> **Exercise requirements**:
Exactly the lines from the one that contains "Recreate this image" to the one that contains "7.6, 6.7, 23.2, 7.4, 7.1, 10.7, 11.1, 19.8, 9.1, 17.8]", both lines included, should be copied, and no others.

> **Rows**:
——

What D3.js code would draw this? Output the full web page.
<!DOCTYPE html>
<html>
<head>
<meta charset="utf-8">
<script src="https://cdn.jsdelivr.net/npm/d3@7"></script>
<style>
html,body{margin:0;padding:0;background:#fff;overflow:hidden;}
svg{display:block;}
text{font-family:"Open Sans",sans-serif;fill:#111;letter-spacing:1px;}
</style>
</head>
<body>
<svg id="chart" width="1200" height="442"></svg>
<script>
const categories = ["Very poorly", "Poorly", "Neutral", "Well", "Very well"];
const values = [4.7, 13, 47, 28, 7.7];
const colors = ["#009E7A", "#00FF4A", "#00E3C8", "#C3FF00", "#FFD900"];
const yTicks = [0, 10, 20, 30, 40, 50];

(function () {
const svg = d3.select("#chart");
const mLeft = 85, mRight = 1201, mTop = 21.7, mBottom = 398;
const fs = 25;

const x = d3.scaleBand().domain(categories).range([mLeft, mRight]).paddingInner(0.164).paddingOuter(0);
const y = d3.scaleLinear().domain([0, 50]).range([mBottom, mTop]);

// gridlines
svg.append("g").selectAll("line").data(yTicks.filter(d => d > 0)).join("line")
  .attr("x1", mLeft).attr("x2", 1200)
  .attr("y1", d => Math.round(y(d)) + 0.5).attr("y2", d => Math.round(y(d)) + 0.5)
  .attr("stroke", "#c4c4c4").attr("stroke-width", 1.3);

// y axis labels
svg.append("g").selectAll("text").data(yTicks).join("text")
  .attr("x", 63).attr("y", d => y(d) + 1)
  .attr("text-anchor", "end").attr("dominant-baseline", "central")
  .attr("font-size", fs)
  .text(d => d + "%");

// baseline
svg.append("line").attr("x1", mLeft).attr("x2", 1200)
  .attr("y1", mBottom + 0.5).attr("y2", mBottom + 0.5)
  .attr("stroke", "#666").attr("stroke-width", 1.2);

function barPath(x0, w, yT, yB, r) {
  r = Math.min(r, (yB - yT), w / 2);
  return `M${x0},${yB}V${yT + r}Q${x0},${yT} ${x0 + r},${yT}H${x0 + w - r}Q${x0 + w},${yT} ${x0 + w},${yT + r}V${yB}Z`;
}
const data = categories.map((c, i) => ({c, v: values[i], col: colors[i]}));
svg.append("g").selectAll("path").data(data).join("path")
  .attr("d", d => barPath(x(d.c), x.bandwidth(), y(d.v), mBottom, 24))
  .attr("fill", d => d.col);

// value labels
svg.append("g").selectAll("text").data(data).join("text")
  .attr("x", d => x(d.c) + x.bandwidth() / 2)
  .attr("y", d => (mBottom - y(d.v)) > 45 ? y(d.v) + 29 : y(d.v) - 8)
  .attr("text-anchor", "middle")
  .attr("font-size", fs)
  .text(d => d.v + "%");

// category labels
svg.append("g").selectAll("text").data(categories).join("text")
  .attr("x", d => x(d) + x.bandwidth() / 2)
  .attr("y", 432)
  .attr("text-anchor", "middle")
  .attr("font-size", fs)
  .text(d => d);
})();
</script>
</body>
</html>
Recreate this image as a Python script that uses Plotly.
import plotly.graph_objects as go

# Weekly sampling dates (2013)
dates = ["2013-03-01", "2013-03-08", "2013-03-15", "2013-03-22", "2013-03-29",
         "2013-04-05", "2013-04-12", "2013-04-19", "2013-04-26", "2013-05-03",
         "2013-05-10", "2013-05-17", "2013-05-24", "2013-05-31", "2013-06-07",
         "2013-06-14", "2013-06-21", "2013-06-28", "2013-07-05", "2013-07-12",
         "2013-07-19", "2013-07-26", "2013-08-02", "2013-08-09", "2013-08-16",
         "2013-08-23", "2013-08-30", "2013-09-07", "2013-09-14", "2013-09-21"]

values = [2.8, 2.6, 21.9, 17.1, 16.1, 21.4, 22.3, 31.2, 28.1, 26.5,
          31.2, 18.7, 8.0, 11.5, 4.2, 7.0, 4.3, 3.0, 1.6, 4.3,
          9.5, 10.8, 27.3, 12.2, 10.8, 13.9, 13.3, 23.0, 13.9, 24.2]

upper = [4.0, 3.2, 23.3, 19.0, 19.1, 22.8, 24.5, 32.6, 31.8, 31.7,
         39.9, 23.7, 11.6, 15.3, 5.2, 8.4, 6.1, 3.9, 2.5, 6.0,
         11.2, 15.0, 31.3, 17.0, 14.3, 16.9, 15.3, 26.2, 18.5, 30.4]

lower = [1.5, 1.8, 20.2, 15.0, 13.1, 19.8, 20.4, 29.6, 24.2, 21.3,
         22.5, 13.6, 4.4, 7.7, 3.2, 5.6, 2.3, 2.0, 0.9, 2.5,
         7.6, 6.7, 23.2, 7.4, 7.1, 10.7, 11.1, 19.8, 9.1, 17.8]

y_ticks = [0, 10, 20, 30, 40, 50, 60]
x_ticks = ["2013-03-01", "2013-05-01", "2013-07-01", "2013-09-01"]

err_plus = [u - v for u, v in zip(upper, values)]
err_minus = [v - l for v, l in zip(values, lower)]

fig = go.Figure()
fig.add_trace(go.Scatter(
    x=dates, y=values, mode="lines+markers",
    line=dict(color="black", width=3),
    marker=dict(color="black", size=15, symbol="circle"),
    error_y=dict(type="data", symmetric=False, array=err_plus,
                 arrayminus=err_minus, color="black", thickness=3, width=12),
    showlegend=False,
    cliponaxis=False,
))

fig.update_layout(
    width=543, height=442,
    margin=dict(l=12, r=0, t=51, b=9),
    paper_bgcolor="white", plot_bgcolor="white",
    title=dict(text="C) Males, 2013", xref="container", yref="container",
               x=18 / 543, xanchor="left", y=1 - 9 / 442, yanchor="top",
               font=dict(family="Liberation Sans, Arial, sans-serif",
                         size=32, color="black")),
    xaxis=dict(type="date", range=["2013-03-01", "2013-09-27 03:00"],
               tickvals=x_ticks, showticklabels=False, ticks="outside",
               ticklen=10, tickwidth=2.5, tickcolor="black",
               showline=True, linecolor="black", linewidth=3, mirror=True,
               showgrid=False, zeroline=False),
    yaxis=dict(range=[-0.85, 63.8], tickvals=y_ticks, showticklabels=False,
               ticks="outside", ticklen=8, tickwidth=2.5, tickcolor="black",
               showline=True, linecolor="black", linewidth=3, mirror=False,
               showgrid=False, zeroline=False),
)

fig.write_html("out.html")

——

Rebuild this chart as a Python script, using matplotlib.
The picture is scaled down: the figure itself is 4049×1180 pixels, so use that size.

——

> **Task answer**:
Recreate this image as a Python script that uses Plotly.
import plotly.graph_objects as go

# Weekly sampling dates (2013)
dates = ["2013-03-01", "2013-03-08", "2013-03-15", "2013-03-22", "2013-03-29",
         "2013-04-05", "2013-04-12", "2013-04-19", "2013-04-26", "2013-05-03",
         "2013-05-10", "2013-05-17", "2013-05-24", "2013-05-31", "2013-06-07",
         "2013-06-14", "2013-06-21", "2013-06-28", "2013-07-05", "2013-07-12",
         "2013-07-19", "2013-07-26", "2013-08-02", "2013-08-09", "2013-08-16",
         "2013-08-23", "2013-08-30", "2013-09-07", "2013-09-14", "2013-09-21"]

values = [2.8, 2.6, 21.9, 17.1, 16.1, 21.4, 22.3, 31.2, 28.1, 26.5,
          31.2, 18.7, 8.0, 11.5, 4.2, 7.0, 4.3, 3.0, 1.6, 4.3,
          9.5, 10.8, 27.3, 12.2, 10.8, 13.9, 13.3, 23.0, 13.9, 24.2]

upper = [4.0, 3.2, 23.3, 19.0, 19.1, 22.8, 24.5, 32.6, 31.8, 31.7,
         39.9, 23.7, 11.6, 15.3, 5.2, 8.4, 6.1, 3.9, 2.5, 6.0,
         11.2, 15.0, 31.3, 17.0, 14.3, 16.9, 15.3, 26.2, 18.5, 30.4]

lower = [1.5, 1.8, 20.2, 15.0, 13.1, 19.8, 20.4, 29.6, 24.2, 21.3,
         22.5, 13.6, 4.4, 7.7, 3.2, 5.6, 2.3, 2.0, 0.9, 2.5,
         7.6, 6.7, 23.2, 7.4, 7.1, 10.7, 11.1, 19.8, 9.1, 17.8]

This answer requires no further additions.